**Problem to work on**
Extract the run of lines that starts at the top of the records below and ends at the line with "const height = 591;", keeping both ends and excluding pictures.

**Entries**
-- START --
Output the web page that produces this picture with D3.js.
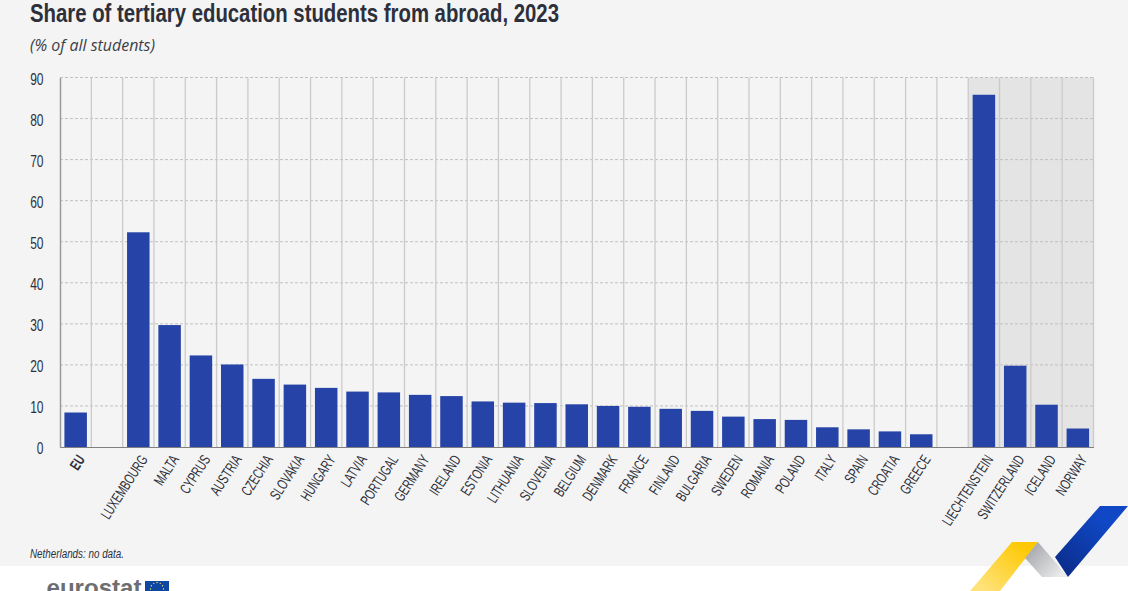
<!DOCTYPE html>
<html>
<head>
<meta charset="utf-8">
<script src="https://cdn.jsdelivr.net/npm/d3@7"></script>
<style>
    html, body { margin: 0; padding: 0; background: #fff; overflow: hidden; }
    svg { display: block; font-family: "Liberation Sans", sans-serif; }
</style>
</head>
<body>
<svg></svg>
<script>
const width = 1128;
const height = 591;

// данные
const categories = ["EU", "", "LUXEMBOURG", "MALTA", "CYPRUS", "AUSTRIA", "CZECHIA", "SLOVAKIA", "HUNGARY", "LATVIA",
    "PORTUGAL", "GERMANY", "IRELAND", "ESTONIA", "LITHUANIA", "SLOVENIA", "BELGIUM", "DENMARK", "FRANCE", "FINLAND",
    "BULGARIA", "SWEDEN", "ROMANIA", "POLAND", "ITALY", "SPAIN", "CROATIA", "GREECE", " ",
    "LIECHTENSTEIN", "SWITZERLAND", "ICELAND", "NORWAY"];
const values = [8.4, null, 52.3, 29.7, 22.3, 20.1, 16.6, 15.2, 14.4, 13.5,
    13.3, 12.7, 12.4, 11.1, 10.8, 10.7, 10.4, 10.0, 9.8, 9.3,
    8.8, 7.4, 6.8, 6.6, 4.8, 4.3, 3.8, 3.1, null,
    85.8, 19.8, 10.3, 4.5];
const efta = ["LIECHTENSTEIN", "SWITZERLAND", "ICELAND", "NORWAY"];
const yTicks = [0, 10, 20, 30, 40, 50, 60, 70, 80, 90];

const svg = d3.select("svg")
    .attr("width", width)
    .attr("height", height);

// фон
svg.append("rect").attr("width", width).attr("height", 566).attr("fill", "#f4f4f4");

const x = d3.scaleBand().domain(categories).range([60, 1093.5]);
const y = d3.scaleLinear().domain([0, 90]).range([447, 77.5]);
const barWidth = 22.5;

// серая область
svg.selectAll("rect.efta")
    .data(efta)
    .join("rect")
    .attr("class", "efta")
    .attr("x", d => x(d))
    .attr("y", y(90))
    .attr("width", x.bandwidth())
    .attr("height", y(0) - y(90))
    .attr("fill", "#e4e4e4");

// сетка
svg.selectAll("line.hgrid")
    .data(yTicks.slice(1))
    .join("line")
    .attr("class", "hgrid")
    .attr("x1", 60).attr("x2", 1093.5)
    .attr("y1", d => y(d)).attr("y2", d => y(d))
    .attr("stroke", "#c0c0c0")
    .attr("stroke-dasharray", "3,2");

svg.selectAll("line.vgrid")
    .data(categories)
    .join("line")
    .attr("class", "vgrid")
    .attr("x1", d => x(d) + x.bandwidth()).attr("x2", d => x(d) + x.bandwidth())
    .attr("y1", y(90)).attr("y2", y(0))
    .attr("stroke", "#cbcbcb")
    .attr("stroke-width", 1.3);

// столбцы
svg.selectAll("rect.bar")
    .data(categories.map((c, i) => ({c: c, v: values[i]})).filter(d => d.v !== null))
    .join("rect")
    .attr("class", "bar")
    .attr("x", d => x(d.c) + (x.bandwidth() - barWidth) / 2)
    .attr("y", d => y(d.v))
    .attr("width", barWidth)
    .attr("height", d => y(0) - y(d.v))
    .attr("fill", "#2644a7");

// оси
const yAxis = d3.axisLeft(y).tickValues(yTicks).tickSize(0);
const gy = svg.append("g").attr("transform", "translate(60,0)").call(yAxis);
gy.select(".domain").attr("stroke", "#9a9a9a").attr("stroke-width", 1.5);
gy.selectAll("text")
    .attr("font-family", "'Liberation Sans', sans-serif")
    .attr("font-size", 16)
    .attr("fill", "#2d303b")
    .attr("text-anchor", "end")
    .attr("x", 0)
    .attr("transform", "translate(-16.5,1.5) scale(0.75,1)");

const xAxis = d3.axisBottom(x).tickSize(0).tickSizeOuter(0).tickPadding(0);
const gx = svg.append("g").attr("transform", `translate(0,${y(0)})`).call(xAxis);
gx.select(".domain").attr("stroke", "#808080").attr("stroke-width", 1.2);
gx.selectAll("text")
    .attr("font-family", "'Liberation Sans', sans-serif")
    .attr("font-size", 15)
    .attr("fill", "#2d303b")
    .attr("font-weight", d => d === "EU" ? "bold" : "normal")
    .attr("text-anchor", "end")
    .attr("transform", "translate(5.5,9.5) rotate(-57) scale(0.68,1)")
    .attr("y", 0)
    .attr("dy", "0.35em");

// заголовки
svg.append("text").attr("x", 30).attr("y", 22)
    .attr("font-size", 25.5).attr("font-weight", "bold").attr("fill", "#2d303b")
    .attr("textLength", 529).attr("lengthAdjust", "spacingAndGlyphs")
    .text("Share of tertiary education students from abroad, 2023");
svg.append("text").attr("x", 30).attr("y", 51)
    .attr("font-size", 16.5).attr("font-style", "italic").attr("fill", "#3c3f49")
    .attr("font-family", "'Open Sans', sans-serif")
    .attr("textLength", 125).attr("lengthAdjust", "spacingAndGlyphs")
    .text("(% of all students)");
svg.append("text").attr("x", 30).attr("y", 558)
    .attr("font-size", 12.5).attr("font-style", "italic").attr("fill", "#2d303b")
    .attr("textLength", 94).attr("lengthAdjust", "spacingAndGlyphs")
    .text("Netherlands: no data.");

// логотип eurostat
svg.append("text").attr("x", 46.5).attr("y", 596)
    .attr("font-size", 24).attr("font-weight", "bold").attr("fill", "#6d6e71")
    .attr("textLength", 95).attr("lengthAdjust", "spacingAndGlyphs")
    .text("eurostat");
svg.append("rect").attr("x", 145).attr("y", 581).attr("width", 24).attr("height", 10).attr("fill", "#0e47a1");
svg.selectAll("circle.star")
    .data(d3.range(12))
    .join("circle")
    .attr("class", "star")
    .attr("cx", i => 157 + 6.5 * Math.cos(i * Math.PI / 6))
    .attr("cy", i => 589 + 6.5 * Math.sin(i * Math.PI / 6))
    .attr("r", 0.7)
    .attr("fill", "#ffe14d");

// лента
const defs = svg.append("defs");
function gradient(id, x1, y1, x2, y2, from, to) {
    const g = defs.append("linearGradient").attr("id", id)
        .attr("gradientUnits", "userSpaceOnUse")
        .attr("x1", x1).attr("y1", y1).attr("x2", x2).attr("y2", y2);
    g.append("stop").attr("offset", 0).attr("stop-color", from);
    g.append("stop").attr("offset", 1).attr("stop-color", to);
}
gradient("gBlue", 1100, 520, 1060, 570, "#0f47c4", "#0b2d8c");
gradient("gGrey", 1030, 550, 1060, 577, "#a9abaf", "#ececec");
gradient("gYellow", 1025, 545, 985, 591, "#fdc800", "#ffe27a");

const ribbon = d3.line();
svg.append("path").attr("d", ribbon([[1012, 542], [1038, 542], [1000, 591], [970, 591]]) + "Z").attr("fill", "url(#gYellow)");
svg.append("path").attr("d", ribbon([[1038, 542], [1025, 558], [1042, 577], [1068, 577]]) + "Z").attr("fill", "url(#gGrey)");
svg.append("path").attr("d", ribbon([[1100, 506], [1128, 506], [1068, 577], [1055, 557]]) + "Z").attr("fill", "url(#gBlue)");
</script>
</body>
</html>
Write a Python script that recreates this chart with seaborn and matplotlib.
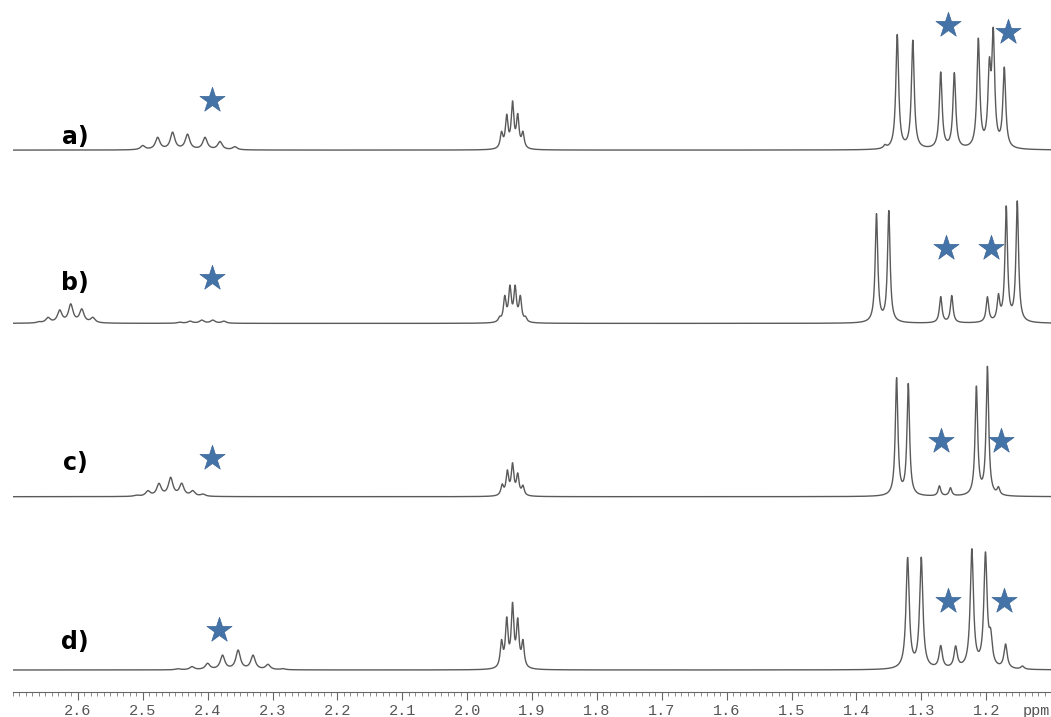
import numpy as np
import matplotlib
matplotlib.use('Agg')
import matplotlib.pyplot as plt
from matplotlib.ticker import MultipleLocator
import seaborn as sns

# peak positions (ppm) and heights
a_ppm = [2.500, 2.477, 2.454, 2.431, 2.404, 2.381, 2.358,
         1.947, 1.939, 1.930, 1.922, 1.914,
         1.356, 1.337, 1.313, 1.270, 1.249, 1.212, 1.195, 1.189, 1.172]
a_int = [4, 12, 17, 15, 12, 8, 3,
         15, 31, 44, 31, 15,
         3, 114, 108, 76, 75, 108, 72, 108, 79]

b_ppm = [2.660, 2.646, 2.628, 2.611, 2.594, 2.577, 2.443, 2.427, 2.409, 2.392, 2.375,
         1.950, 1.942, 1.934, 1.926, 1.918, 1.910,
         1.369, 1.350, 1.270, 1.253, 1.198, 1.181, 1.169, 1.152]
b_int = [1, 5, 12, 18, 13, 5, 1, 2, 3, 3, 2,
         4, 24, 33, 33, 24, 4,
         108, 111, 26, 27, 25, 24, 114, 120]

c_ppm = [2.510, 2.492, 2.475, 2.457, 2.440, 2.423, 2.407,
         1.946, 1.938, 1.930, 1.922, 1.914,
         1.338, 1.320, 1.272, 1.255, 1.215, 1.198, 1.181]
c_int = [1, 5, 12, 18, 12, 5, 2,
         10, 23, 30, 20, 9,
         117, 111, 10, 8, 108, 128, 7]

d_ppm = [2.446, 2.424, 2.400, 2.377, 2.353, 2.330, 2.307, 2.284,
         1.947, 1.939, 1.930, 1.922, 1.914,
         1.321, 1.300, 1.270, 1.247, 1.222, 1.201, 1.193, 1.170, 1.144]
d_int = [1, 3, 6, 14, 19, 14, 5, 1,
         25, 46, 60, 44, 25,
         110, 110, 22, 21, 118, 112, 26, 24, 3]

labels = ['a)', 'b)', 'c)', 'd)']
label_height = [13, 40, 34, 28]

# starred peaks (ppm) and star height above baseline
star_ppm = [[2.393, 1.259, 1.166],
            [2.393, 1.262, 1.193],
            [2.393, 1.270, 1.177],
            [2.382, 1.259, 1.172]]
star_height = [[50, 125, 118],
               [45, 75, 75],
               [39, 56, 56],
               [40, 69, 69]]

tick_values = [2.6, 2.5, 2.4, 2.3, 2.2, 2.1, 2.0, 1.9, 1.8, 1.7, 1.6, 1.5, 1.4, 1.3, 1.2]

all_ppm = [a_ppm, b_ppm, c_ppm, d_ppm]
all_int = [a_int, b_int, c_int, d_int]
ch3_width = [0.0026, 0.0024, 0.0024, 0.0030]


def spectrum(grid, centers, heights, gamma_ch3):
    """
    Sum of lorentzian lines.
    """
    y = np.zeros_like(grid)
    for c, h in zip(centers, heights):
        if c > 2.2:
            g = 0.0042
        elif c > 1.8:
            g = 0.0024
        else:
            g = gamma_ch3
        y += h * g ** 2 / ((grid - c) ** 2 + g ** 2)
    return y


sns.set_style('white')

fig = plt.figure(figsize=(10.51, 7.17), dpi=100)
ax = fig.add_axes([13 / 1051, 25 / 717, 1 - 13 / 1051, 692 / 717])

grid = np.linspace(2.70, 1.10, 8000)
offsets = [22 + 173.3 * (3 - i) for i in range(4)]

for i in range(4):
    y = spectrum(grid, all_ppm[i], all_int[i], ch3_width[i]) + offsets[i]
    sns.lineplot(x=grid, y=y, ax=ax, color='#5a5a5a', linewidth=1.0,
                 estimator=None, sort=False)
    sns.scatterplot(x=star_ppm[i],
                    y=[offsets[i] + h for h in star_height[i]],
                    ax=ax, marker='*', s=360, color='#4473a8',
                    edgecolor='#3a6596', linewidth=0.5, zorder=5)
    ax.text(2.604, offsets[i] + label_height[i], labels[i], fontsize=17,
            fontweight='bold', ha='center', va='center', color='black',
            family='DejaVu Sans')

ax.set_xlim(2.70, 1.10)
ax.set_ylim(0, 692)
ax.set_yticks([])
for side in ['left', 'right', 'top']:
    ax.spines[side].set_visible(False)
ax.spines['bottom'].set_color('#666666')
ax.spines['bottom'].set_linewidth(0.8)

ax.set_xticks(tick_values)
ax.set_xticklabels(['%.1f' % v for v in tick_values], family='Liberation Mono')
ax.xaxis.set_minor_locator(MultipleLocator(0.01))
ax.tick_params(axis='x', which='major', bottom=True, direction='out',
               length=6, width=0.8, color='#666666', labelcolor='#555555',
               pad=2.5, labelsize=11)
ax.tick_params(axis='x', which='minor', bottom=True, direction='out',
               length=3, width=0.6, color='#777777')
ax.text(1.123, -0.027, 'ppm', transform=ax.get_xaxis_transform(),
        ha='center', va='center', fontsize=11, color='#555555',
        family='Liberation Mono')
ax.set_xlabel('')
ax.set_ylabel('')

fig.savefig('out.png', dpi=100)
-- END --
**Complete answer**
Output the web page that produces this picture with D3.js.
<!DOCTYPE html>
<html>
<head>
<meta charset="utf-8">
<script src="https://cdn.jsdelivr.net/npm/d3@7"></script>
<style>
    html, body { margin: 0; padding: 0; background: #fff; overflow: hidden; }
    svg { display: block; font-family: "Liberation Sans", sans-serif; }
</style>
</head>
<body>
<svg></svg>
<script>
const width = 1128;
const height = 591;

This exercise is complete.